** EXERCISE GOAL **
Which lines hold the word "matplotlib"? Copy each of them.
____________________
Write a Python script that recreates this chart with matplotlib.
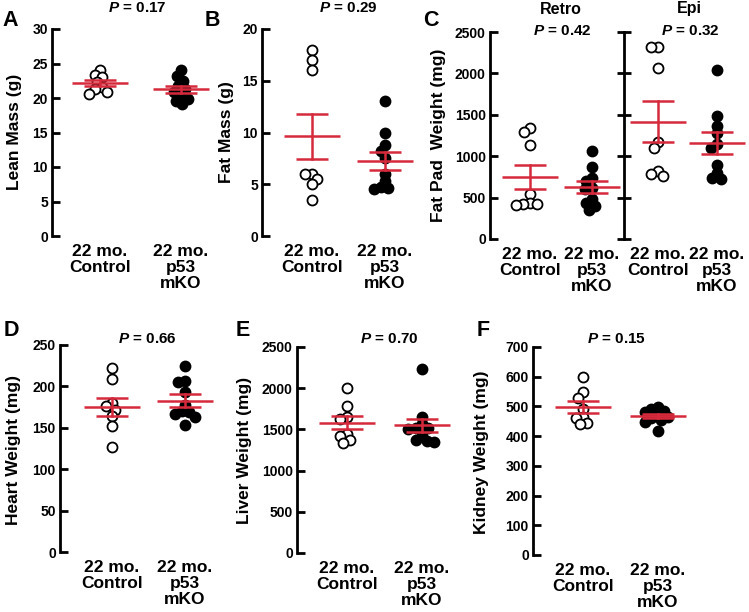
import numpy as np
import matplotlib
matplotlib.use("Agg")
import matplotlib.pyplot as plt

plt.rcParams['font.family'] = ['Liberation Sans', 'DejaVu Sans']
plt.rcParams['font.weight'] = 'bold'
plt.rcParams['mathtext.fontset'] = 'custom'
plt.rcParams['mathtext.bfit'] = 'Liberation Sans:italic:bold'
plt.rcParams['mathtext.rm'] = 'Liberation Sans:bold'

# ---------------- data ----------------
groups = ["22 mo.\nControl", "22 mo.\np53\nmKO"]

lean_ctrl = [24.0, 23.3, 23.0, 22.3, 21.6, 21.3, 20.8, 20.6]
lean_ko = [24.1, 23.2, 22.5, 21.7, 21.3, 20.8, 20.3, 19.9, 19.6, 19.2]

fat_ctrl = [18.0, 17.0, 16.0, 6.0, 6.0, 5.5, 5.0, 3.5]
fat_ko = [13.0, 10.0, 8.8, 8.2, 7.5, 6.0, 5.3, 4.7, 4.6, 4.5]

retro_ctrl = [1340, 1290, 1140, 540, 430, 420, 420, 410]
retro_ko = [1060, 870, 740, 700, 620, 600, 480, 440, 400, 350]

epi_ctrl = [2320, 2320, 2070, 1170, 1100, 820, 790, 760]
epi_ko = [2040, 1480, 1368, 1280, 1150, 1100, 892, 800, 740, 728]

heart_ctrl = [222, 209, 180, 176, 172, 164, 152, 127]
heart_ko = [225, 206, 205, 193, 178, 170, 169, 167, 163, 153]

liver_ctrl = [2000, 1780, 1650, 1630, 1450, 1420, 1370, 1340]
liver_ko = [2230, 1650, 1560, 1520, 1520, 1510, 1420, 1370, 1360, 1350]

kidney_ctrl = [600, 548, 530, 490, 465, 460, 445, 440]
kidney_ko = [498, 492, 486, 480, 474, 466, 460, 455, 448, 418]

p_values = {"A": "0.17", "B": "0.29", "Retro": "0.42", "Epi": "0.32",
            "D": "0.66", "E": "0.70", "F": "0.15"}

# ---------------- figure / styling ----------------
W, H = 749, 612
fig = plt.figure(figsize=(W / 100, H / 100), dpi=100)
RED = '#d62a3c'
MARKER_PX = 10.0


def px_axes(spine, ctrl, ko, top, bottom, right=None):
    """axes placed in pixel coords; x=1 lands on ctrl, x=2 on ko"""
    s = ko - ctrl
    lo = 1 - (ctrl - spine) / s
    if right is None:
        right = ko + 0.6 * s
    hi = lo + (right - spine) / s
    ax = fig.add_axes([spine / W, 1 - bottom / H, (right - spine) / W, (bottom - top) / H])
    ax.set_xlim(lo, hi)
    return ax, s


def style_axis(ax, ymax, step, show_labels=True):
    ax.set_ylim(0, ymax)
    ax.set_yticks(np.arange(0, ymax + 1e-9, step))
    for side in ['top', 'right', 'bottom']:
        ax.spines[side].set_visible(False)
    ax.spines['left'].set_linewidth(2.0)
    ax.spines['left'].set_bounds(0, ymax)
    ax.tick_params(axis='y', direction='in', length=5.5, width=2.0, pad=3, labelsize=10)
    ax.tick_params(axis='x', length=0, pad=6, labelsize=12.5)
    ax.set_xticks([1, 2])
    ax.set_xticklabels(groups, linespacing=1.05)
    if not show_labels:
        ax.tick_params(axis='y', labelleft=False)
    ax.patch.set_alpha(0)


def swarm(ax, values, x0, s):
    """simple beeswarm: offset points in pixel space so they overlap a bit"""
    vals = np.asarray(values, dtype=float)
    ypix = ax.transData.transform(np.column_stack([np.full(len(vals), x0), vals]))[:, 1]
    d = MARKER_PX * 0.72
    placed = []
    xs = np.zeros(len(vals))
    for i in np.argsort(-vals):
        y = ypix[i]
        cands = [0.0]
        for (px, py) in placed:
            dy = abs(py - y)
            if dy < d:
                dx = np.sqrt(d * d - dy * dy)
                cands += [px + dx, px - dx]
        cands = sorted(cands, key=lambda c: (abs(c), c))
        for c in cands:
            ok = all((c - px) ** 2 + (y - py) ** 2 >= d * d - 1e-6 for (px, py) in placed)
            if ok:
                xs[i] = c
                placed.append((c, y))
                break
    return x0 + xs / s


def draw_group(ax, s, values, x0, filled):
    xs = swarm(ax, values, x0, s)
    ax.scatter(xs, values, s=(MARKER_PX * 0.72) ** 2,
               facecolor='black' if filled else 'white',
               edgecolor='black', linewidth=1.3, zorder=3, clip_on=False)
    v = np.asarray(values, dtype=float)
    m = v.mean()
    se = v.std(ddof=1) / np.sqrt(len(v))
    hw, cw = 28 / s, 16 / s
    ax.plot([x0 - hw, x0 + hw], [m, m], color=RED, lw=1.8, zorder=4, solid_capstyle='butt')
    ax.plot([x0 - cw, x0 + cw], [m + se, m + se], color=RED, lw=1.8, zorder=4, solid_capstyle='butt')
    ax.plot([x0 - cw, x0 + cw], [m - se, m - se], color=RED, lw=1.8, zorder=4, solid_capstyle='butt')
    ax.plot([x0, x0], [m - se, m + se], color=RED, lw=1.8, zorder=4)


def ptext(xp, yp, p):
    fig.text(xp / W, 1 - yp / H, r'$\mathbfit{P}$ = ' + p, ha='center', va='center',
             fontsize=11, fontweight='bold')


def letter(xp, yp, t):
    fig.text(xp / W, 1 - yp / H, t, ha='left', va='center', fontsize=15.5, fontweight='bold')


def ylab(xp, yp, t):
    fig.text(xp / W, 1 - yp / H, t, ha='center', va='center', rotation=90,
             fontsize=12.5, fontweight='bold')


# ---- A: lean mass
ax, s = px_axes(52, 100, 181, 29, 236, right=225)
style_axis(ax, 30, 5)
draw_group(ax, s, lean_ctrl, 1, False)
draw_group(ax, s, lean_ko, 2, True)
letter(2, 20, "A"); ptext(137, 8, p_values["A"]); ylab(15, 132, "Lean Mass (g)")

# ---- B: fat mass
ax, s = px_axes(262, 312, 385, 29, 236, right=425)
style_axis(ax, 20, 5)
draw_group(ax, s, fat_ctrl, 1, False)
draw_group(ax, s, fat_ko, 2, True)
letter(205, 20, "B"); ptext(348, 8, p_values["B"]); ylab(226, 132, "Fat Mass (g)")

# ---- C: fat pads (retro + epi share scale)
ax, s = px_axes(490, 530, 592, 32, 239, right=624)
style_axis(ax, 2500, 500)
draw_group(ax, s, retro_ctrl, 1, False)
draw_group(ax, s, retro_ko, 2, True)

ax2, s2 = px_axes(624, 658, 717, 32, 239, right=748)
style_axis(ax2, 2500, 500, show_labels=False)
ax2.tick_params(axis='y', direction='inout', length=9.5)
draw_group(ax2, s2, epi_ctrl, 1, False)
draw_group(ax2, s2, epi_ko, 2, True)

letter(423, 20, "C"); ylab(439, 135, "Fat Pad  Weight (mg)")
fig.text(561 / W, 1 - 9 / H, "Retro", ha='center', va='center', fontsize=11.5, fontweight='bold')
fig.text(689 / W, 1 - 9 / H, "Epi", ha='center', va='center', fontsize=11.5, fontweight='bold')
ptext(562, 31, p_values["Retro"]); ptext(690, 31, p_values["Epi"])

# ---- D: heart
ax, s = px_axes(60, 112, 185, 345, 552, right=230)
style_axis(ax, 250, 50)
draw_group(ax, s, heart_ctrl, 1, False)
draw_group(ax, s, heart_ko, 2, True)
letter(4, 330, "D"); ptext(147, 339, p_values["D"]); ylab(14, 450, "Heart Weight (mg)")

# ---- E: liver
ax, s = px_axes(297, 347, 422, 347, 553, right=465)
style_axis(ax, 2500, 500)
draw_group(ax, s, liver_ctrl, 1, False)
draw_group(ax, s, liver_ko, 2, True)
letter(236, 330, "E"); ptext(389, 339, p_values["E"]); ylab(244, 450, "Liver Weight (mg)")

# ---- F: kidney
ax, s = px_axes(533, 583, 658, 347, 555, right=705)
style_axis(ax, 700, 100)
draw_group(ax, s, kidney_ctrl, 1, False)
draw_group(ax, s, kidney_ko, 2, True)
letter(477, 330, "F"); ptext(616, 339, p_values["F"]); ylab(482, 452, "Kidney Weight (mg)")

fig.savefig("out.png", dpi=100)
____________________
** WRITTEN SOLUTION **
Write a Python script that recreates this chart with matplotlib.
import matplotlib
matplotlib.use("Agg")
import matplotlib.pyplot as plt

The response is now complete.